Before the confrontation between the US, Israel, and Iran, the futures market was confident that the repo rate would be lowered at the Monetary Policy Committee’s meeting in March. However, this scenario is now ruled out, and a reduction in borrowing costs at any other meeting has a coin-flip chance of materializing. The main reason is the risk of accelerating inflation. ING expects consumer prices to rise to 4.7% by September, while RSM UK forecasts a range of 4.5–5%.
UK Inflation Expectations
Source: Bloomberg.
Investors are beginning to realize that events in the Middle East are unlikely to follow the scenario of summer 2025, with its 12-day war between the US, Israel, and Iran. Most likely, the conflict will drag on, no matter how much Donald Trump talks about its imminent end. This gives rise to a feeling of déjà vu. Since February 2022, following the onset of the Russia-Ukraine conflict, GBP/USD quotes dropped in six of the subsequent eight months. In September, they reached a historic low below 1.04, when the resignation of Liz Truss’s government added to the geopolitical and energy crisis.

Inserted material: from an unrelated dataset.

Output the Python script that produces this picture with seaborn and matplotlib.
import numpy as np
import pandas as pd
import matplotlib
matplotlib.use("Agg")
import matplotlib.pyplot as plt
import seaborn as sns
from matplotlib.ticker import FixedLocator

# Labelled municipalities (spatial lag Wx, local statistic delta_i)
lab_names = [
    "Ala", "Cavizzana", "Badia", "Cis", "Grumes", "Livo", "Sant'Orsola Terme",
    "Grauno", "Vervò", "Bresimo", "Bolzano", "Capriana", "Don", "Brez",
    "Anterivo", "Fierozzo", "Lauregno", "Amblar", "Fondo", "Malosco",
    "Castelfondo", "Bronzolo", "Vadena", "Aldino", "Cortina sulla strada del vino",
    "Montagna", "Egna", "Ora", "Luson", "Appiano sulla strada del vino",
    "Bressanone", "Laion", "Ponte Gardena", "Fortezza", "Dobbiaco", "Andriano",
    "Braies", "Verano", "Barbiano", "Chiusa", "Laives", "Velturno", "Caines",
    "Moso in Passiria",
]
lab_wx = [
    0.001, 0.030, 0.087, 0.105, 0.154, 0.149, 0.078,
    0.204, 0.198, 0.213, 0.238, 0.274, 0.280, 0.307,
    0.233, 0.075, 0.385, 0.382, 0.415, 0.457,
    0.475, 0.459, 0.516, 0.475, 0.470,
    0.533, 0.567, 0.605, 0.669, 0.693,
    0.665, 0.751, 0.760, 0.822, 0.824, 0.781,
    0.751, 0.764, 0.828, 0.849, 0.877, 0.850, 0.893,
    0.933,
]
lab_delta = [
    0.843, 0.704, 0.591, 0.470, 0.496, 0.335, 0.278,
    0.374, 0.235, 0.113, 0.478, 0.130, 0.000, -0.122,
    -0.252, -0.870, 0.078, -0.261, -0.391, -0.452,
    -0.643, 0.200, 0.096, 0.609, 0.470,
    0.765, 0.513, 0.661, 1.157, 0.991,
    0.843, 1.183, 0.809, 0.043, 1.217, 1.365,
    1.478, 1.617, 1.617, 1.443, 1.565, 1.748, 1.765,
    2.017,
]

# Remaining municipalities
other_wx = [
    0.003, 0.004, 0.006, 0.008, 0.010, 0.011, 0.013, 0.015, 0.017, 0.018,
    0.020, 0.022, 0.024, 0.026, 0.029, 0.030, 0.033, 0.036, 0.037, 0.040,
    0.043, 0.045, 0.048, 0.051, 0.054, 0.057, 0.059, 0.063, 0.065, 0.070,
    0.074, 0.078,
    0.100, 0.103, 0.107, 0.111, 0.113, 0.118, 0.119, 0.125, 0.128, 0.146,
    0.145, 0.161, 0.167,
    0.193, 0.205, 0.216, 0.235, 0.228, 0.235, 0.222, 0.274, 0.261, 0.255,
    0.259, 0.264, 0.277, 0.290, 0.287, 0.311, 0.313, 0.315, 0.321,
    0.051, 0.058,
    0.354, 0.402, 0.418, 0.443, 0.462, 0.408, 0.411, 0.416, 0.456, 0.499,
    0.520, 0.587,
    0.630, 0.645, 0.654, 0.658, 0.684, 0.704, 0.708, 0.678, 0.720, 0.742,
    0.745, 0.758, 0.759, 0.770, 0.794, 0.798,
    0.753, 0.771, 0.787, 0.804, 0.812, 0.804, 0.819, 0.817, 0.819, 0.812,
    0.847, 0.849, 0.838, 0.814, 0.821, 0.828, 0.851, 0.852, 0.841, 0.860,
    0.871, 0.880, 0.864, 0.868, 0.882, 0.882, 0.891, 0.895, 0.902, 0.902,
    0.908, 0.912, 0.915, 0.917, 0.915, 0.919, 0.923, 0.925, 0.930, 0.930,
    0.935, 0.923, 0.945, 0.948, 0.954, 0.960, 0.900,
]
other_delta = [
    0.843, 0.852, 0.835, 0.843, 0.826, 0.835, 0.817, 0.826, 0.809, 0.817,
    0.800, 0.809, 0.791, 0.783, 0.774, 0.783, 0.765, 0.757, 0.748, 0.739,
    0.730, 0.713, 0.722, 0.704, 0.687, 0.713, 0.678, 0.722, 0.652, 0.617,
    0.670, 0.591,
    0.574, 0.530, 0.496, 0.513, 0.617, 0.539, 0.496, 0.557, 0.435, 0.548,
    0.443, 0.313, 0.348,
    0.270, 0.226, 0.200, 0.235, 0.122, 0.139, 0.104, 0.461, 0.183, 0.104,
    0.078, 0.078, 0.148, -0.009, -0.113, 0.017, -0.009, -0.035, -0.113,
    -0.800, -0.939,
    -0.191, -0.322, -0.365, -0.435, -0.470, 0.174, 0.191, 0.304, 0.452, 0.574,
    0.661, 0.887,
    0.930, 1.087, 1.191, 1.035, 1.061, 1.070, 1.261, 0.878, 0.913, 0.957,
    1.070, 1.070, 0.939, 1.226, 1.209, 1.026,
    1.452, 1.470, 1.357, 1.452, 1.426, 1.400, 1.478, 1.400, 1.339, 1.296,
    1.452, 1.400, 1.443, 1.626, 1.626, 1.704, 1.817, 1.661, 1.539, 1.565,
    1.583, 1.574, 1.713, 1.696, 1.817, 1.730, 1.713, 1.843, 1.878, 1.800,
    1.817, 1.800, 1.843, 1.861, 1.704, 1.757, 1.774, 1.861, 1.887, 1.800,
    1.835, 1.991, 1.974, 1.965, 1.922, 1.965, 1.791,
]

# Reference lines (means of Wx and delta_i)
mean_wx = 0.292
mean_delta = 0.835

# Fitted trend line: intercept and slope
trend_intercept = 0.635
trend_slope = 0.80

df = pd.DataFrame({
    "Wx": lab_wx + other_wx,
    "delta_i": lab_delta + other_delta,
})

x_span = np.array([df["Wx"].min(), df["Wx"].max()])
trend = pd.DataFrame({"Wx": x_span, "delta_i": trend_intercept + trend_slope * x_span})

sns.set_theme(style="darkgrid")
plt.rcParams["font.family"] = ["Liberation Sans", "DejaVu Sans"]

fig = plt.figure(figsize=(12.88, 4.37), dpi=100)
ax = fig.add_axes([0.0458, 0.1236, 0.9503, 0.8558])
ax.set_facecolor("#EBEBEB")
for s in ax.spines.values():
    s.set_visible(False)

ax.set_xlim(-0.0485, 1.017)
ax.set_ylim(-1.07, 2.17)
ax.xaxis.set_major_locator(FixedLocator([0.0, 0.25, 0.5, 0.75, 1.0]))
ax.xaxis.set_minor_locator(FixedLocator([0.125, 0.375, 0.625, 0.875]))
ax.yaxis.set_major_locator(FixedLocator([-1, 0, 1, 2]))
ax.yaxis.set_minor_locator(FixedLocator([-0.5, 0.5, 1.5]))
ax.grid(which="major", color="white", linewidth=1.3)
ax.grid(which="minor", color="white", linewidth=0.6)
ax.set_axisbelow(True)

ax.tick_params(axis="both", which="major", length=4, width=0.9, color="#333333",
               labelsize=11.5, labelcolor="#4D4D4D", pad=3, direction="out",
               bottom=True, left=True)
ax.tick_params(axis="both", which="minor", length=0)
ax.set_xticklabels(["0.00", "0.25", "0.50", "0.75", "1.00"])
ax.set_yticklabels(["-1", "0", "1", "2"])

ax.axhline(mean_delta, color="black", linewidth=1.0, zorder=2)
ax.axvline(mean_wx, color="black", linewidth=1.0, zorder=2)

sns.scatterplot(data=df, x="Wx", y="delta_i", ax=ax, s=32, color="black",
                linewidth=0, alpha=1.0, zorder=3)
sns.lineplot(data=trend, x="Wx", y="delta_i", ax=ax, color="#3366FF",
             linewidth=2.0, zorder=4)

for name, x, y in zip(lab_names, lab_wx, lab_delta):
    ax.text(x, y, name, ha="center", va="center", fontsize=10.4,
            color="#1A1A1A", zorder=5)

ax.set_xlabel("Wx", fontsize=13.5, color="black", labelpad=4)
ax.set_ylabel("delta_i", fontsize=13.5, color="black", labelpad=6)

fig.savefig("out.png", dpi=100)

Today, Keir Starmer’s chair is also wobbling. According to Bank of America, investors are underestimating the risks of Labour’s defeat in the local elections in May. On the other hand, gas prices in Europe are several times lower than in 2022. The ECB and the European Union believe that a new energy crisis can be avoided.
UK Gas Prices
Source: Bloomberg.
As a result, there will likely be a repeat of what happened four years ago. The Bank of England will prefer to remain cautious and then may start raising rates. Keir Starmer risks resigning as Prime Minister, and the UK will cope with high energy prices. At the same time, the GBP/USD pair will unlikely fall as sharply as in 2022.
Indeed, if the conflict in the Middle East ends quickly, as Donald Trump says, the pound will begin to recover its losses, including those incurred against the US dollar. In this case, the pace of oil price decline will play a crucial role.
Weekly Trading Plan for GBP/USD
It appears that a peaceful resolution between the US, Israel, and Iran remains a distant prospect. The GBP/USD pair is likely to continue trading in the downward trend. A breakout of the support level of 1.336 will create an opportunity to open short positions on the pound against the US dollar. The targets are 1.307 and 1.29.
This forecast is based on the analysis of fundamental factors, including official statements from financial institutions and regulators, various geopolitical and economic developments, and statistical data. Historical market data are also considered.